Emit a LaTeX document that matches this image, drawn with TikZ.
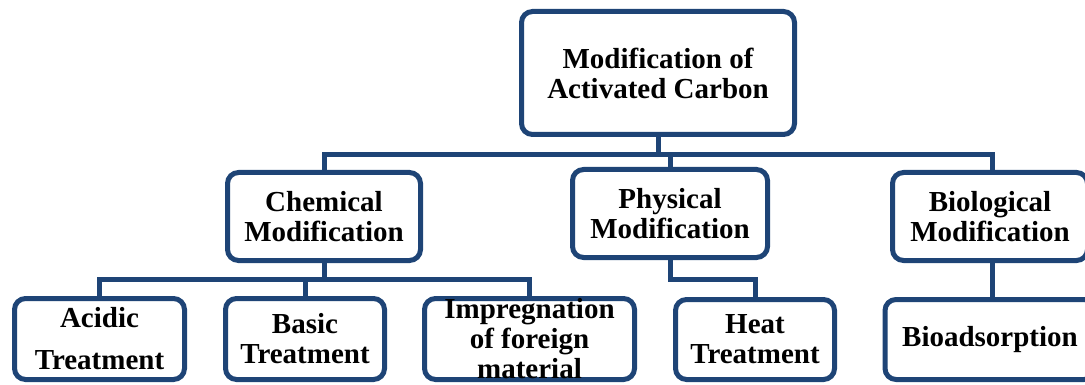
\documentclass[tikz,border=0pt]{standalone}
\usepackage{fontspec}
\setmainfont{Liberation Serif}
\definecolor{boxblue}{RGB}{30,68,118}
\begin{document}
\begin{tikzpicture}[x=1pt,y=-1pt,
  box/.style={draw=boxblue, line width=5pt, rounded corners=11pt, fill=white,
    inner sep=0pt, align=center, font=\fontsize{29}{30}\selectfont\bfseries},
  conn/.style={draw=boxblue, line width=5pt}]
\useasboundingbox (0,0) rectangle (1085,385);
\coordinate (bar) at (0,155);
\coordinate (bar2) at (0,279);
\node[box, minimum width=273, minimum height=123] (top) at (658,73) {Modification of\\Activated Carbon};
\node[box, minimum width=193, minimum height=88] (chem) at (324,216.5) {Chemical\\Modification};
\node[box, minimum width=195, minimum height=88] (phys) at (670,213.5) {Physical\\Modification};
\node[box, minimum width=195, minimum height=88] (bio) at (990,216.5) {Biological\\Modification};
\node[box, minimum width=170, minimum height=81] (acid) at (99.5,339) {Acidic\\[12pt]Treatment};
\node[box, minimum width=159, minimum height=81] (basic) at (305,339) {Basic\\Treatment};
\node[box, minimum width=210, minimum height=81] (imp) at (529.5,339) {Impregnation\\of foreign\\material};
\node[box, minimum width=159, minimum height=80] (heat) at (755,339.5) {Heat\\Treatment};
\node[box, minimum width=210, minimum height=80] (bioads) at (990,339.5) {Bioadsorption};
\draw[conn] (top.south) -- (top.south |- bar);
\draw[conn] (chem.north) |- ([xshift=2pt]bio.north |- bar) -- ([xshift=2pt]bio.north);
\draw[conn] (phys.north) -- (phys.north |- bar);
\draw[conn] (acid.north) |- (imp.north |- bar2) -- (imp.north);
\draw[conn] (chem.south) -- (chem.south |- bar2);
\draw[conn] (basic.north) -- (basic.north |- bar2);
\draw[conn] (phys.south) |- (heat.north |- bar2) -- (heat.north);
\draw[conn] ([xshift=2pt]bio.south) -- ([xshift=2pt]bioads.north);
\end{tikzpicture}
\end{document}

◆ Work to do: Set down the material above as is, without any pictures.

◆ Response to this exercise:
Emit a LaTeX document that matches this image, drawn with TikZ.
\documentclass[tikz,border=0pt]{standalone}
\usepackage{fontspec}
\setmainfont{Liberation Serif}
\definecolor{boxblue}{RGB}{30,68,118}
\begin{document}
\begin{tikzpicture}[x=1pt,y=-1pt,
  box/.style={draw=boxblue, line width=5pt, rounded corners=11pt, fill=white,
    inner sep=0pt, align=center, font=\fontsize{29}{30}\selectfont\bfseries},
  conn/.style={draw=boxblue, line width=5pt}]
\useasboundingbox (0,0) rectangle (1085,385);
\coordinate (bar) at (0,155);
\coordinate (bar2) at (0,279);
\node[box, minimum width=273, minimum height=123] (top) at (658,73) {Modification of\\Activated Carbon};
\node[box, minimum width=193, minimum height=88] (chem) at (324,216.5) {Chemical\\Modification};
\node[box, minimum width=195, minimum height=88] (phys) at (670,213.5) {Physical\\Modification};
\node[box, minimum width=195, minimum height=88] (bio) at (990,216.5) {Biological\\Modification};
\node[box, minimum width=170, minimum height=81] (acid) at (99.5,339) {Acidic\\[12pt]Treatment};
\node[box, minimum width=159, minimum height=81] (basic) at (305,339) {Basic\\Treatment};
\node[box, minimum width=210, minimum height=81] (imp) at (529.5,339) {Impregnation\\of foreign\\material};
\node[box, minimum width=159, minimum height=80] (heat) at (755,339.5) {Heat\\Treatment};
\node[box, minimum width=210, minimum height=80] (bioads) at (990,339.5) {Bioadsorption};
\draw[conn] (top.south) -- (top.south |- bar);
\draw[conn] (chem.north) |- ([xshift=2pt]bio.north |- bar) -- ([xshift=2pt]bio.north);
\draw[conn] (phys.north) -- (phys.north |- bar);
\draw[conn] (acid.north) |- (imp.north |- bar2) -- (imp.north);
\draw[conn] (chem.south) -- (chem.south |- bar2);
\draw[conn] (basic.north) -- (basic.north |- bar2);
\draw[conn] (phys.south) |- (heat.north |- bar2) -- (heat.north);
\draw[conn] ([xshift=2pt]bio.south) -- ([xshift=2pt]bioads.north);
\end{tikzpicture}
\end{document}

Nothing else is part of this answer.